Introducing Jupytext PyParis Binder

Looking for a demo?

That could be a solution for my usecase, thank you! I will check this out soon.

Hi, I have experiment with Jupytext a bit over the last week.

I think it suggests using .py as the source, while notebook are served as caching the output for more nicely formatted presentation.

It also comes with the ability to sync .ipynb and py where everytime you save the notebook, it updates the script (not the reverse way, you will need to run a command to do make changes in .py reflected in notebook).

So there is really 2 approaches to work:

  1. Use .py mainly, you can just open .py in notebook and use it like a notebook, save a .ipynb when you need to present your output.

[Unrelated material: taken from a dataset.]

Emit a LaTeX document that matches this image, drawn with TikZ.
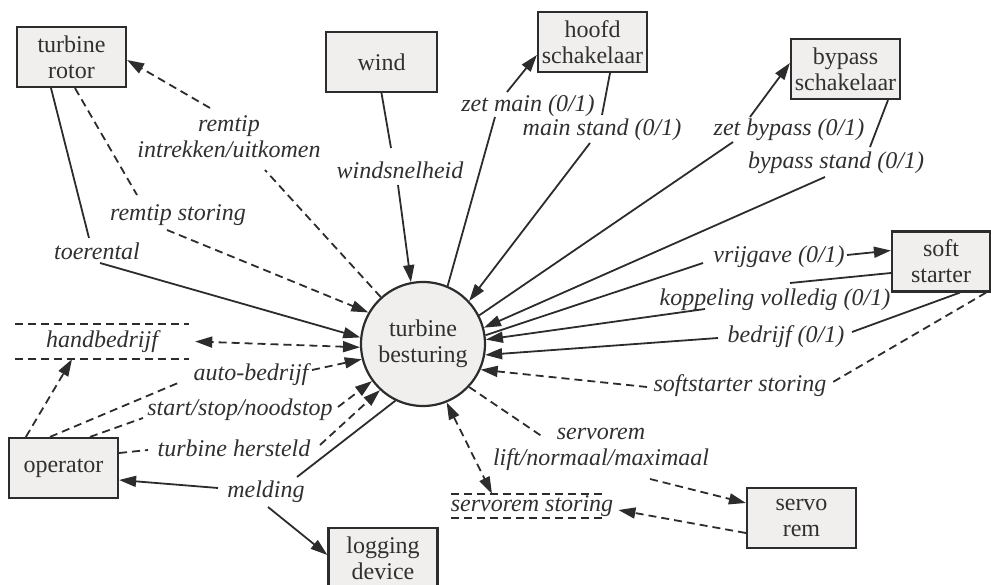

  2. Use .ipynb mainly, keep a .py script always sync with the notebook. The .py keep code diff more nicely.

Which approach is better in your opinion?

It is up to your use case and taste. For me I don’t need the diff too much, and mostly want to debug notebooks in pycharm. So I prefer this approach. See this for an example.

One of the major issue for me using Jupytext is that you have run 2 scipts at the same time. Which is resource intesive when the scripts are DL stuff. So I switched to only debugging using pycharm.

Looking for putting the “Go to current running cell” into an extension.
Also I would like to create a functionality where I am jump to the “recent” / last selected cell, so I can jump back and forth between two cell.

I am not sure if this is doable with extension or this need to be done within the jupyter library directly.

If someone experience in creating extension and famliar with Jupyter, could you give me some pointers where should I focus on. I am not too familiar with JS, but I think there is quite some code snippets floating around, my job is to gather them and put into a right place.

1 Like

I like this function so much that I have build an jupyter extension. Unfortunately the PR process is rather slow. Here is my PR. The functionality was similar as what @stas built, I add a button and with an dedicate extension you can easily configure the shortcut with the nbextension configurator.

Great idea, @nok.

Unfortunately, it will not always work due to this bug in the notebook software:


So go to current running cell will take you to the first stuck cell instead forever.

I think more people need to chime in that bug report with words and not just +1s so that someone at jupyter dev will actually do something about it.

And I hope you also integrate the autoscroll with your extension too (except it has the same problem because of that bug).